The numbers confirm Stepp's observations. In 1993, Nielsen SoundScan found rough parity between the CD and the cassette. Although sales of the latter have declined, 200,000 albums sold on tape in the U.S. in 2012--a fraction of a percent of the 316 million total albums sold but a 645% increase over 2011 cassette sales. David Bakula of Nielsen's entertainment division says the tape's advantages (affordability, portability, recordability) keep it alive.  Evidence of the cassette craze is everywhere. New tape-focused labels have launched in the past few years, and larger labels are getting in on it too, with cassette releases this spring from She & Him and MGMT. Filmmakers Seth Smoot and Zack Taylor crowdfunded a documentary about tapes called Cassette, now nearly complete. They imagined the film as a eulogy, but before long they realized the story was about longevity, not death.

One reason for that endurance is people like Mark Bijasa, a collector in Cerritos, Calif., who owns about 4,000 tapes. His goal is to have three of each recording: "one to rock, one to stock, one to swap," as he puts it. Bijasa, 33, grew up around tapes, but it's been less than a decade since he began hunting them down. He has a cassette-centric Instagram account with 6,000 followers, and as a graphic designer he creates J-cards (the cardboard inserts that go in tape cases) for record labels.

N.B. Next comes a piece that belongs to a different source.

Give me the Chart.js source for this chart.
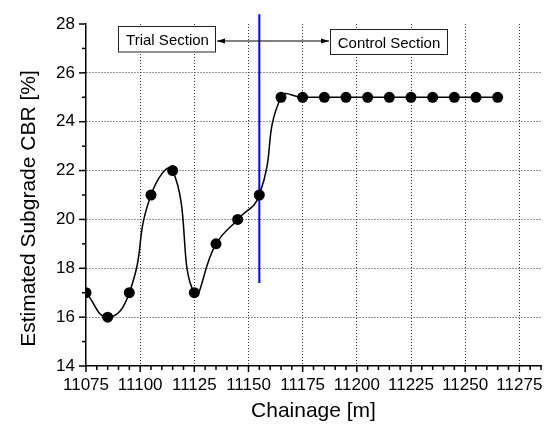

He may even be spreading the gospel a bit too well. Rarities can now go for hundreds of dollars on eBay, pricing him out, and he says cassette aisles at record stores are often picked over before he gets there.

Then there's the mixtape. Mixes changed music history, says Rob Sheffield, author of Love Is a Mix Tape. "The way that mixtapes became a cultural institution really influenced the way we listen to music today," he says. "With a great deal of discouragement from the official music-world establishment, the audience invented this way to share music."  After all, what is a playlist if not a glorified mixtape, shared on Spotify or carried on an iPod? Tapes took music from labels and gave it to listeners, heralding a change in the very meaning of entertainment. That change has no rewind button. The world won't go back to listening to songs on an album in the sequence picked by a band, just as the news isn't read in the order a paper chooses and a TV show isn't watched at the hour it's broadcast. Mixtape culture thrives even among those for whom the cassette revival is out of earshot.

Like, ironically enough, Lou Ottens. Even though he invented the cassette, Ottens listens to most of his music on CD. (Then again, during the 1970s, he spearheaded the invention of those too.) He feels no nostalgia for the old format, preferring to look forward rather than back. "The cassette is history," he says. "I like when something new comes."